[START OF STORED DATA]

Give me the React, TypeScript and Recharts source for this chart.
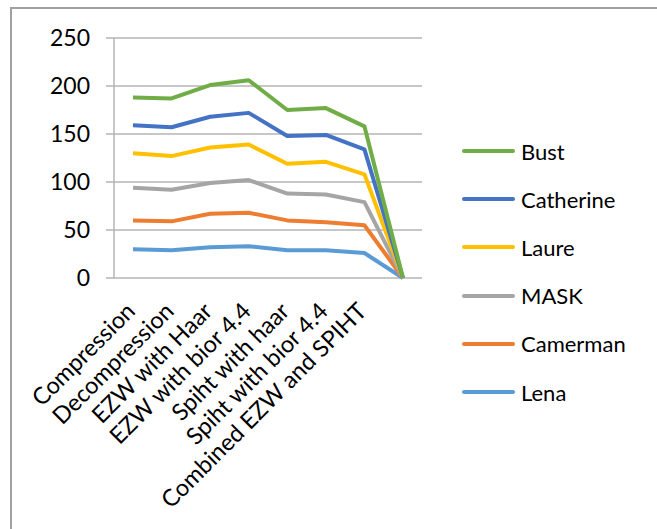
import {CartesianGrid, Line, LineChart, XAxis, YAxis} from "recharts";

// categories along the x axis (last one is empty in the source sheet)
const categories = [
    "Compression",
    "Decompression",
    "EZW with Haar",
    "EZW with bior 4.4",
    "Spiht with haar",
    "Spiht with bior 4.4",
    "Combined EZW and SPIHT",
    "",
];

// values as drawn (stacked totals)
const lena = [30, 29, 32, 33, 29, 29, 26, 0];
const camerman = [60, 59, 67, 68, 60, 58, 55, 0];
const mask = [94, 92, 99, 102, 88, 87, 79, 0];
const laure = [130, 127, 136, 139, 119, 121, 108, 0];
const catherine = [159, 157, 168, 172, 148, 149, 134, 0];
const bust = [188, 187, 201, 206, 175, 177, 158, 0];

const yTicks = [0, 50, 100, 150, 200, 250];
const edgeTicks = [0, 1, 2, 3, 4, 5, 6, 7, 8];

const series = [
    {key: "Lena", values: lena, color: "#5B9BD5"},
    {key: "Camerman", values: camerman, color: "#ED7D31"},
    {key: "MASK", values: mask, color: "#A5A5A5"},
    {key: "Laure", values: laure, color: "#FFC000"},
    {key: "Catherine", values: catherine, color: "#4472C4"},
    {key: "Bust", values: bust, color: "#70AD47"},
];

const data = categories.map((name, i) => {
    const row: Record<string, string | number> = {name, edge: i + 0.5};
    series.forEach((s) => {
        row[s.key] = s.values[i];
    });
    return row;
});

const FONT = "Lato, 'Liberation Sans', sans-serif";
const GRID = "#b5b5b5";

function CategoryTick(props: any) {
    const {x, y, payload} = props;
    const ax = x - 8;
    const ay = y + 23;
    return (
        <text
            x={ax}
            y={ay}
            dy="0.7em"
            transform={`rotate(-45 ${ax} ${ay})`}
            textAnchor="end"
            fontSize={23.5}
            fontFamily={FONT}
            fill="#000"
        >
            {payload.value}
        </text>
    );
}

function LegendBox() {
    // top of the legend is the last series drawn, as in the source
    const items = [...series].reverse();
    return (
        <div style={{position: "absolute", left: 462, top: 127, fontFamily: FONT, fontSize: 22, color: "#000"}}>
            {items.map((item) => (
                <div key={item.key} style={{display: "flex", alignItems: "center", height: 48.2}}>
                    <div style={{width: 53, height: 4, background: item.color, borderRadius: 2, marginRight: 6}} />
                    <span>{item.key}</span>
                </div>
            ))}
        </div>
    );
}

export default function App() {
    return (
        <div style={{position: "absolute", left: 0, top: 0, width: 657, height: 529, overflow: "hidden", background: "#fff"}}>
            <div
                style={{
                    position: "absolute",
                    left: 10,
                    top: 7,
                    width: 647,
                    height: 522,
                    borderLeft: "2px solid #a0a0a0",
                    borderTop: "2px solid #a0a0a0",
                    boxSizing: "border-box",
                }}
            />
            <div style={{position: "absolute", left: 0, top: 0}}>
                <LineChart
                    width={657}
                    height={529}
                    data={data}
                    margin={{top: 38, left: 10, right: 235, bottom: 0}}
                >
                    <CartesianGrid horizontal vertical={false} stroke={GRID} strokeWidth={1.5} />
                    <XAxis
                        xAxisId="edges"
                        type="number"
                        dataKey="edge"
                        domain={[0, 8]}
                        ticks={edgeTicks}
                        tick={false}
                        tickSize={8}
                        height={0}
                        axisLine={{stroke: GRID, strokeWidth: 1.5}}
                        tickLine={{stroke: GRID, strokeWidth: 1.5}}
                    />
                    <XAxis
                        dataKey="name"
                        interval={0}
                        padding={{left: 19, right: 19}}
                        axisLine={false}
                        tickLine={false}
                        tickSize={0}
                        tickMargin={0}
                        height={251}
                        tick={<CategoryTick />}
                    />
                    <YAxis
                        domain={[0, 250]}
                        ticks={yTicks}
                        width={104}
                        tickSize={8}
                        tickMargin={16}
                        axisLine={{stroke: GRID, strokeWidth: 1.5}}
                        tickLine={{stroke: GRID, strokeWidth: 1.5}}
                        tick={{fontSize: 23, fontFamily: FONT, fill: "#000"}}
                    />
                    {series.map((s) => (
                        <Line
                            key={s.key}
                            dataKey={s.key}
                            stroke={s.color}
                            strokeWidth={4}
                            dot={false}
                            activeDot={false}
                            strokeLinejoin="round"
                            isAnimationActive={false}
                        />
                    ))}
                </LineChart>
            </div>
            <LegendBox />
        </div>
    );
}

[END OF STORED DATA]

- _THE TASK_
Quote the material word for word, dropping any images it holds.

- _COMPLETE OUTPUT_
Give me the React, TypeScript and Recharts source for this chart.
import {CartesianGrid, Line, LineChart, XAxis, YAxis} from "recharts";

// categories along the x axis (last one is empty in the source sheet)
const categories = [
    "Compression",
    "Decompression",
    "EZW with Haar",
    "EZW with bior 4.4",
    "Spiht with haar",
    "Spiht with bior 4.4",
    "Combined EZW and SPIHT",
    "",
];

// values as drawn (stacked totals)
const lena = [30, 29, 32, 33, 29, 29, 26, 0];
const camerman = [60, 59, 67, 68, 60, 58, 55, 0];
const mask = [94, 92, 99, 102, 88, 87, 79, 0];
const laure = [130, 127, 136, 139, 119, 121, 108, 0];
const catherine = [159, 157, 168, 172, 148, 149, 134, 0];
const bust = [188, 187, 201, 206, 175, 177, 158, 0];

const yTicks = [0, 50, 100, 150, 200, 250];
const edgeTicks = [0, 1, 2, 3, 4, 5, 6, 7, 8];

const series = [
    {key: "Lena", values: lena, color: "#5B9BD5"},
    {key: "Camerman", values: camerman, color: "#ED7D31"},
    {key: "MASK", values: mask, color: "#A5A5A5"},
    {key: "Laure", values: laure, color: "#FFC000"},
    {key: "Catherine", values: catherine, color: "#4472C4"},
    {key: "Bust", values: bust, color: "#70AD47"},
];

const data = categories.map((name, i) => {
    const row: Record<string, string | number> = {name, edge: i + 0.5};
    series.forEach((s) => {
        row[s.key] = s.values[i];
    });
    return row;
});

const FONT = "Lato, 'Liberation Sans', sans-serif";
const GRID = "#b5b5b5";

function CategoryTick(props: any) {
    const {x, y, payload} = props;
    const ax = x - 8;
    const ay = y + 23;
    return (
        <text
            x={ax}
            y={ay}
            dy="0.7em"
            transform={`rotate(-45 ${ax} ${ay})`}
            textAnchor="end"
            fontSize={23.5}
            fontFamily={FONT}
            fill="#000"
        >
            {payload.value}
        </text>
    );
}

function LegendBox() {
    // top of the legend is the last series drawn, as in the source
    const items = [...series].reverse();
    return (
        <div style={{position: "absolute", left: 462, top: 127, fontFamily: FONT, fontSize: 22, color: "#000"}}>
            {items.map((item) => (
                <div key={item.key} style={{display: "flex", alignItems: "center", height: 48.2}}>
                    <div style={{width: 53, height: 4, background: item.color, borderRadius: 2, marginRight: 6}} />
                    <span>{item.key}</span>
                </div>
            ))}
        </div>
    );
}

export default function App() {
    return (
        <div style={{position: "absolute", left: 0, top: 0, width: 657, height: 529, overflow: "hidden", background: "#fff"}}>
            <div
                style={{
                    position: "absolute",
                    left: 10,
                    top: 7,
                    width: 647,
                    height: 522,
                    borderLeft: "2px solid #a0a0a0",
                    borderTop: "2px solid #a0a0a0",
                    boxSizing: "border-box",
                }}
            />
            <div style={{position: "absolute", left: 0, top: 0}}>
                <LineChart
                    width={657}
                    height={529}
                    data={data}
                    margin={{top: 38, left: 10, right: 235, bottom: 0}}
                >
                    <CartesianGrid horizontal vertical={false} stroke={GRID} strokeWidth={1.5} />
                    <XAxis
                        xAxisId="edges"
                        type="number"
                        dataKey="edge"
                        domain={[0, 8]}
                        ticks={edgeTicks}
                        tick={false}
                        tickSize={8}
                        height={0}
                        axisLine={{stroke: GRID, strokeWidth: 1.5}}
                        tickLine={{stroke: GRID, strokeWidth: 1.5}}
                    />
                    <XAxis
                        dataKey="name"
                        interval={0}
                        padding={{left: 19, right: 19}}
                        axisLine={false}
                        tickLine={false}
                        tickSize={0}
                        tickMargin={0}
                        height={251}
                        tick={<CategoryTick />}
                    />
                    <YAxis
                        domain={[0, 250]}
                        ticks={yTicks}
                        width={104}
                        tickSize={8}
                        tickMargin={16}
                        axisLine={{stroke: GRID, strokeWidth: 1.5}}
                        tickLine={{stroke: GRID, strokeWidth: 1.5}}
                        tick={{fontSize: 23, fontFamily: FONT, fill: "#000"}}
                    />
                    {series.map((s) => (
                        <Line
                            key={s.key}
                            dataKey={s.key}
                            stroke={s.color}
                            strokeWidth={4}
                            dot={false}
                            activeDot={false}
                            strokeLinejoin="round"
                            isAnimationActive={false}
                        />
                    ))}
                </LineChart>
            </div>
            <LegendBox />
        </div>
    );
}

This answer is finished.